Chana Perry went hard to the basket at practice Monday morning, which is about they only good news the San Diego State women’s basketball team has had lately.
The Aztecs were preparing for a trip they wish they weren’t making, one they never even thought of making.
There was little doubt in the minds of the staff and players that the Aztecs would be making an appearance in a postseason tournament. The only problem is that they were thinking NCAA, not WNIT.
But the Women’s National Invitation Tournament in Amarillo, Tex., is exactly where the Aztecs (24-8) are headed after losing five of their past seven, including a first-round game to Fullerton in the Big West Conference tournament. SDSU is top-seeded in the 21st WNIT and will play No. 8 Radford (23-6) Thursday night.
Even the honor of being seeded No. 1 does not necessarily mean good things. The top-seeded team has lost in the first round of the WNIT the past three years. Nevada Las Vegas of the Big West was last year’s victim, losing to Illinois State, 73-70.
While Perry (who shared Big West player of the year honors with Penny Toler of Cal State Long Beach for the second consecutive year) and shooting guard Julie Evans try to heal physically, Coach Earnest Riggins is trying to heal the team mentally.
“Basically, that’s the main thing we have to work on and focus on is playing better mentally,” said Riggins. “Physically, I think we’re there, everything is in place. The last seven ballgames we went out on the floor and tried to keep from losing instead of going out to win.”

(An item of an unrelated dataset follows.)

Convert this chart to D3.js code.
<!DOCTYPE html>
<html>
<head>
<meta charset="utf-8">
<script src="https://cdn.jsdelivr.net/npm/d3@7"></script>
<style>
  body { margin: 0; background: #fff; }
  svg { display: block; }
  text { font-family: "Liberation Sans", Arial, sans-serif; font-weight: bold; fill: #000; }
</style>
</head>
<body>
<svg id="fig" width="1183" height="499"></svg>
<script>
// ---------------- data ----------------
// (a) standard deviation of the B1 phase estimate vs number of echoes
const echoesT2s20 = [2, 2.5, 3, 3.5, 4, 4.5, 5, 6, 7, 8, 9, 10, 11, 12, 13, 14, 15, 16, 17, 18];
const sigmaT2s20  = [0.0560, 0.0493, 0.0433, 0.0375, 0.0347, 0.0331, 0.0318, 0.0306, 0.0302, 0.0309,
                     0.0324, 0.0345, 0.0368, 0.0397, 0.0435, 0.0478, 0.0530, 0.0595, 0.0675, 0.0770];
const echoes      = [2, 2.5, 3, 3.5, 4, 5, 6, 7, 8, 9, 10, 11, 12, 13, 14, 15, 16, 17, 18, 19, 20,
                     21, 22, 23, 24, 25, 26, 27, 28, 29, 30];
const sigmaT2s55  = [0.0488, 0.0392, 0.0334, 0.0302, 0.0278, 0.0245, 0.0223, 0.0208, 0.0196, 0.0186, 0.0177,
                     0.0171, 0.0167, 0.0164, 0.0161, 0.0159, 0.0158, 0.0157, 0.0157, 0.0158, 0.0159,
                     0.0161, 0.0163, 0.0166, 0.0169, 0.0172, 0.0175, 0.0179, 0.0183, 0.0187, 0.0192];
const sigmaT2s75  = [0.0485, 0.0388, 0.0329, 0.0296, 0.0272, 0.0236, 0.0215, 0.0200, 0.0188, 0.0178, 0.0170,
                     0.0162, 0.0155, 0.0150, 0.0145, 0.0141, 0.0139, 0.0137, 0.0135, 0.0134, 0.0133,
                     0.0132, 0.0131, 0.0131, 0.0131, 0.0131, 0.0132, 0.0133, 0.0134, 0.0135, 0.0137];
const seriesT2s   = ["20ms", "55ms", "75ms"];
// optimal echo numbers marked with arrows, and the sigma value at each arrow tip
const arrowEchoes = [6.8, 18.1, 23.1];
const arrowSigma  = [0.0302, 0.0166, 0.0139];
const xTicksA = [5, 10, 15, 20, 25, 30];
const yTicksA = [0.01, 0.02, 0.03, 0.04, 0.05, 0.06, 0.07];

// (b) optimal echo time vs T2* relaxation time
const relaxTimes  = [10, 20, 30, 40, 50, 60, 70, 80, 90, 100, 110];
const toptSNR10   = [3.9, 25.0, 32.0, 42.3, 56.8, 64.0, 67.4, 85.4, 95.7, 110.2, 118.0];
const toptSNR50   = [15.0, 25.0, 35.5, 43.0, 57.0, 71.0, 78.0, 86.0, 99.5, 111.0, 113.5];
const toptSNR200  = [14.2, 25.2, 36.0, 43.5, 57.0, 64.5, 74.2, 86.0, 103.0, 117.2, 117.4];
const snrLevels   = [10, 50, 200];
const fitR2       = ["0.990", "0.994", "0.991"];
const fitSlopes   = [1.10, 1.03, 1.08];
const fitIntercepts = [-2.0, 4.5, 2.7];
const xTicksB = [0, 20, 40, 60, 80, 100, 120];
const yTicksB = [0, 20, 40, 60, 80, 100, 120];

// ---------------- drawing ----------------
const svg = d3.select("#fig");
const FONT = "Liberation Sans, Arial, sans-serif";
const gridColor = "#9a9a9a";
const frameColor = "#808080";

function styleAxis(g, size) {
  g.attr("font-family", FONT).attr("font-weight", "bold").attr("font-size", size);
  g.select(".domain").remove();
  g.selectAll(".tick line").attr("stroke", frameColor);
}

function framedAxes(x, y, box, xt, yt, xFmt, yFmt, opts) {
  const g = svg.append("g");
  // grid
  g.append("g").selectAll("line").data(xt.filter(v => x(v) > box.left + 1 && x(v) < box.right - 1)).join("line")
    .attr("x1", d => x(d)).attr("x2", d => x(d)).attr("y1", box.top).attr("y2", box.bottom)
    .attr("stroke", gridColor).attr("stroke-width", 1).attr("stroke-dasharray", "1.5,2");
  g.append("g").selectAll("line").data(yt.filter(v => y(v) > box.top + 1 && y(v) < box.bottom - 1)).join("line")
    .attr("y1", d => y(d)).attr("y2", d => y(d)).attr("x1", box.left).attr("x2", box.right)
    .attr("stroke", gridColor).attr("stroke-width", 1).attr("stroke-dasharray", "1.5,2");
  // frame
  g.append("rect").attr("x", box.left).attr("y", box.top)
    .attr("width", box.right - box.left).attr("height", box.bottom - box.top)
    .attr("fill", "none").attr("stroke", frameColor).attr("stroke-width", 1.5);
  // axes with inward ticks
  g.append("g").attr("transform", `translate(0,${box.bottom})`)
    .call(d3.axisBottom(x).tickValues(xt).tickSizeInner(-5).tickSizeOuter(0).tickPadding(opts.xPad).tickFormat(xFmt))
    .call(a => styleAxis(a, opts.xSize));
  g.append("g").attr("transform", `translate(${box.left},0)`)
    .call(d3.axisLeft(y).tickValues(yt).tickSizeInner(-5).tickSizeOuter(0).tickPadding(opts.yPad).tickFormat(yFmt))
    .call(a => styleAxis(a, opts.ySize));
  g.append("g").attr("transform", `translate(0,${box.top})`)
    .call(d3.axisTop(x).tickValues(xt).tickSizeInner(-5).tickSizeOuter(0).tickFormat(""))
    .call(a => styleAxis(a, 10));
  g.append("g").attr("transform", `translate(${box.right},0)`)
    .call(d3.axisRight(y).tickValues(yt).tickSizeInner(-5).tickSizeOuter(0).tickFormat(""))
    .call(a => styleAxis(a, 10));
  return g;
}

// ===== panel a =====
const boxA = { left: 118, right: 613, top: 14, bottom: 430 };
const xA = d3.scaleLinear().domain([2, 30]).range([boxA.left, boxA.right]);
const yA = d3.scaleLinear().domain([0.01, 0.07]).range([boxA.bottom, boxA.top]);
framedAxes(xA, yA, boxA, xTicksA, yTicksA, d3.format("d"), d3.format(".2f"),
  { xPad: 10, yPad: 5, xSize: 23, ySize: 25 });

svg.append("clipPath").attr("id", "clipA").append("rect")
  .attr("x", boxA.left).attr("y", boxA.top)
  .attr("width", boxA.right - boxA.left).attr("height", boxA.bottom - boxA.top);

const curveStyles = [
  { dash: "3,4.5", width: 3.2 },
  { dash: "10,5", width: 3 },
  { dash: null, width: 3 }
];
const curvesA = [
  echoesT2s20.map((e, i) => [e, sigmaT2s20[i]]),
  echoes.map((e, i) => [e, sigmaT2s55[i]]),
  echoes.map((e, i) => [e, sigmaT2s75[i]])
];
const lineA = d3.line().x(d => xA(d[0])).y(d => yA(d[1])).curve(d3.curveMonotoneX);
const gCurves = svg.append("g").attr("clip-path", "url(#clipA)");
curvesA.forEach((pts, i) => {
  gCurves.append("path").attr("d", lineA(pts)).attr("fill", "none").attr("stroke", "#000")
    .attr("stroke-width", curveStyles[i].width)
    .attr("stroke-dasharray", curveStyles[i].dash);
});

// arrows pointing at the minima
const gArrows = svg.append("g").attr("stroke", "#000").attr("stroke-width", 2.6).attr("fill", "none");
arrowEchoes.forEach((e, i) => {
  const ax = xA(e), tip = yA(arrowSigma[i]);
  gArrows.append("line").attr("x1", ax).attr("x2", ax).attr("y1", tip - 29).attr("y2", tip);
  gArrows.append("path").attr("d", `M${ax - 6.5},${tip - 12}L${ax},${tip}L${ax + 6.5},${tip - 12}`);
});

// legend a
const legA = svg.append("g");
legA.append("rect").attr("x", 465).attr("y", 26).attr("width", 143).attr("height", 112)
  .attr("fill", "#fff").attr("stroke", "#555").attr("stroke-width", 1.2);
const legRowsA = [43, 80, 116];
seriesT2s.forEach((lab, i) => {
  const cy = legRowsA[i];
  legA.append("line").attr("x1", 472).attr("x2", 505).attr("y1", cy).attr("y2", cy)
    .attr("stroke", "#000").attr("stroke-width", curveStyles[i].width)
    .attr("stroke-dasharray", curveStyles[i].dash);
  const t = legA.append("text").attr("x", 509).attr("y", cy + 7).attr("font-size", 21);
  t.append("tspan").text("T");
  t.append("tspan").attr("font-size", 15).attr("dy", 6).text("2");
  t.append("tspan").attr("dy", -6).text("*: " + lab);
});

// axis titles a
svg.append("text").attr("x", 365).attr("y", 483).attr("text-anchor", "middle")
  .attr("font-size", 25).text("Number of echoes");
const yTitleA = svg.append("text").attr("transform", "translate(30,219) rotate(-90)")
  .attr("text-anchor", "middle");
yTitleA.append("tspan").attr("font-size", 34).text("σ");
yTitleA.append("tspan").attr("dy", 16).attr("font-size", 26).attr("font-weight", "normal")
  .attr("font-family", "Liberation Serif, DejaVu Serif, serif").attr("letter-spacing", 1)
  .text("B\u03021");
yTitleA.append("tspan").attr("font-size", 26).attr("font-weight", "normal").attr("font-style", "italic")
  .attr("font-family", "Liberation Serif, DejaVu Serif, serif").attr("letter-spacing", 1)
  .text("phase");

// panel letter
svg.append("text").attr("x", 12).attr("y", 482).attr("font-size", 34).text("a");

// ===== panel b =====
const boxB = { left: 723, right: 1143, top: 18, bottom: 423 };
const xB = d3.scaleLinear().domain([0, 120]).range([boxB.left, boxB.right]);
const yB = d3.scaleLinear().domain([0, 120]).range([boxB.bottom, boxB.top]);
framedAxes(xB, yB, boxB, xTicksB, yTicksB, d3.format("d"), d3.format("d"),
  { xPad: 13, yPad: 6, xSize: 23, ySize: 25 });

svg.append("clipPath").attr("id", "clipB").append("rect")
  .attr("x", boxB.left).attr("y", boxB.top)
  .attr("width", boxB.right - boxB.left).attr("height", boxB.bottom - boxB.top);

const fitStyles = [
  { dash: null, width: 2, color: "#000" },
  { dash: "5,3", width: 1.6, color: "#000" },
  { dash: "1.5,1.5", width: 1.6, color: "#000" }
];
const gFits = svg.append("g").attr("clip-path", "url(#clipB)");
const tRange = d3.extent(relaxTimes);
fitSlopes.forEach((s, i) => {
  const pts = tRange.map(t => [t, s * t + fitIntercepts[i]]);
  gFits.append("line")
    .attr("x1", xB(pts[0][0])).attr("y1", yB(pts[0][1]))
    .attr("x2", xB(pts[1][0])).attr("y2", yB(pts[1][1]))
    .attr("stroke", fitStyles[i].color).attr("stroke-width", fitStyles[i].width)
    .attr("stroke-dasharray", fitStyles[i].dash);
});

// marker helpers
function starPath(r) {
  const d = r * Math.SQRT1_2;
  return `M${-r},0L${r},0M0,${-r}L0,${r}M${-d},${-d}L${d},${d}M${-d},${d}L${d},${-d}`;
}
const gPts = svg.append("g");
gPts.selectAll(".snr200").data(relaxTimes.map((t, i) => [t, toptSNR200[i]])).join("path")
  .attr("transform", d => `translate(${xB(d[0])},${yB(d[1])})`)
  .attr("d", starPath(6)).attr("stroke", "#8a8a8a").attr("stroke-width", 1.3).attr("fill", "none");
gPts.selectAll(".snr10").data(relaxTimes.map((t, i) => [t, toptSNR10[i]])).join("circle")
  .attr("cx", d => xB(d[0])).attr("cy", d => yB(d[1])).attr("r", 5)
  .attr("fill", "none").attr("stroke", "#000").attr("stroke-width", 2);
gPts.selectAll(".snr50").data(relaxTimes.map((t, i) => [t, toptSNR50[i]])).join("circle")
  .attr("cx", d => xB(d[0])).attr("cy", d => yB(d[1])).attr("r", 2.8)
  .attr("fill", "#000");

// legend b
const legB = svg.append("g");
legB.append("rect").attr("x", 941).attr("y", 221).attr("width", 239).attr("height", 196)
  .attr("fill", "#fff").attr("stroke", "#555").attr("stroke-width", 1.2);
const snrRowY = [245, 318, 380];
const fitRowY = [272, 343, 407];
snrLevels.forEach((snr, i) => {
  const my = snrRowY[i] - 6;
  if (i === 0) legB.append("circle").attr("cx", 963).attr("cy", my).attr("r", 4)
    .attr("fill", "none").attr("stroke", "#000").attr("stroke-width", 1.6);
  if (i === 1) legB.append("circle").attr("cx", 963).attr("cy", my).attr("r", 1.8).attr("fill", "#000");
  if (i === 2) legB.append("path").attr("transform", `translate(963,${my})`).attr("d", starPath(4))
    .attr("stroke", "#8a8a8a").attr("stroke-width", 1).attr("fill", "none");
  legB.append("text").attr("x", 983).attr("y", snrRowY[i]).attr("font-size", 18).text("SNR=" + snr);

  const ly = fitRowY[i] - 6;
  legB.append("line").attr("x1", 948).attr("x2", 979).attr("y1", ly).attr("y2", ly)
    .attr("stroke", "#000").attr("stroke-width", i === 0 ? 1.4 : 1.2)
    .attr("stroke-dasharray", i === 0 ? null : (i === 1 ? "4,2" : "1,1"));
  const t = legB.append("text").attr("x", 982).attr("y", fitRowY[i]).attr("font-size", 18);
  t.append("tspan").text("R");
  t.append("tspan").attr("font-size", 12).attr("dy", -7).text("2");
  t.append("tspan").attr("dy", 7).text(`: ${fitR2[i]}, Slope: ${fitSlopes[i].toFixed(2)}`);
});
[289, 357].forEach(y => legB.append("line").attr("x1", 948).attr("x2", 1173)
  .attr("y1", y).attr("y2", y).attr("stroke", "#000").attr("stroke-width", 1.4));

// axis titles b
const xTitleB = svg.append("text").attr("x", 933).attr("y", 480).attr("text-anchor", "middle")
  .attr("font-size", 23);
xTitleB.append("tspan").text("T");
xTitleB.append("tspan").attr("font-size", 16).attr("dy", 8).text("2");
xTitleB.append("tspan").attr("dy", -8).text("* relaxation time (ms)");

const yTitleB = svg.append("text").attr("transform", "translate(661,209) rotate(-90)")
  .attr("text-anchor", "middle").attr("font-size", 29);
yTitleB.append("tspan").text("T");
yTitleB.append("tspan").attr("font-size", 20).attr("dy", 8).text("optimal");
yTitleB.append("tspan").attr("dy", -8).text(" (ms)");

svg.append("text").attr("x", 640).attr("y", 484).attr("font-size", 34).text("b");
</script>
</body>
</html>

Losing is what the Aztecs did, and at the most inopportune time of the season.
Entering the first of two games with Long Beach on Jan. 19, the Aztecs were 14-0 and ranked No. 12 in the country, best in the program’s history.
The Aztecs’ 99-80 loss to the 49ers was not nearly as ominous as the pain that began affecting Perry, who had been battling soreness in her right Achilles’ tendon most of the season. Finally, it took its toll on Perry and the Aztecs.
Perry, who finished the season averaging 23.3 points and 13.1 rebounds, played off and on until Jan. 30, when her leg was put in a cast until Feb. 6.
When Long Beach came to San Diego Feb. 18, Perry, who had been unable to practice, was noticeably ineffective. She couldn’t move the ball upcourt or drive to the basket. The Aztecs lost, 91-80, in a game that was not even that close.
SDSU followed with a loss to Fullerton and dropped out of the top 20 for the first time. The low point came when the Aztecs traveled to play Pacific, which was sitting near the bottom of the Big West standings, and were routed, 85-68.
That dropped the Aztecs from second to fifth in the Big West and meant they had to play Fullerton, instead of UC Santa Barbara, in the first round of the conference tournament. They had beaten Santa Barbara twice during the regular season by a combined 44 points.
“The injury to Chana did something to us,” Riggins said. “She’s a dominant player, but her leadership ability comes in performance, and the other kids follow. We were hoping that eventually we could get the pieces back together, but I think we never recovered from that.”
If adversity makes a team stronger, then the Aztecs should be ready for the WNIT. But Perry is still feeling pain, and Evans has reinjured a troublesome ankle.
“It’s something we didn’t enjoy,” Riggins said. “We know where we should have been, where we could have been and where we would have been.
“With all those things in mind it really hits hard.”
Radford is is led by 5-foot-5 guard Stephanie Howard, who is averaging 20.2 points, 6.5 assists and 5.8 rebounds. The Highlanders went 12-0 and won the Big South Conference regular-season title, but lost to Campbell in the Big South tournament final to decide the conference’s automatic qualifier to the NCAA tournament. . . . DePaul (22-8) is seeded fourth and is the first team to defend its WNIT title in 16 years. . . . The Aztecs have played just one of the seven teams in the field this season. SDSU defeated sixth-seeded Murray State (21-8), 81-58, January 2 in San Diego. . . . Other teams competing in the tournament are second-seeded Toledo (23-7), third-seeded Richmond (24-6), fifth-seeded Oregon (19-10) and seventh-seeded Notre Dame (20-9).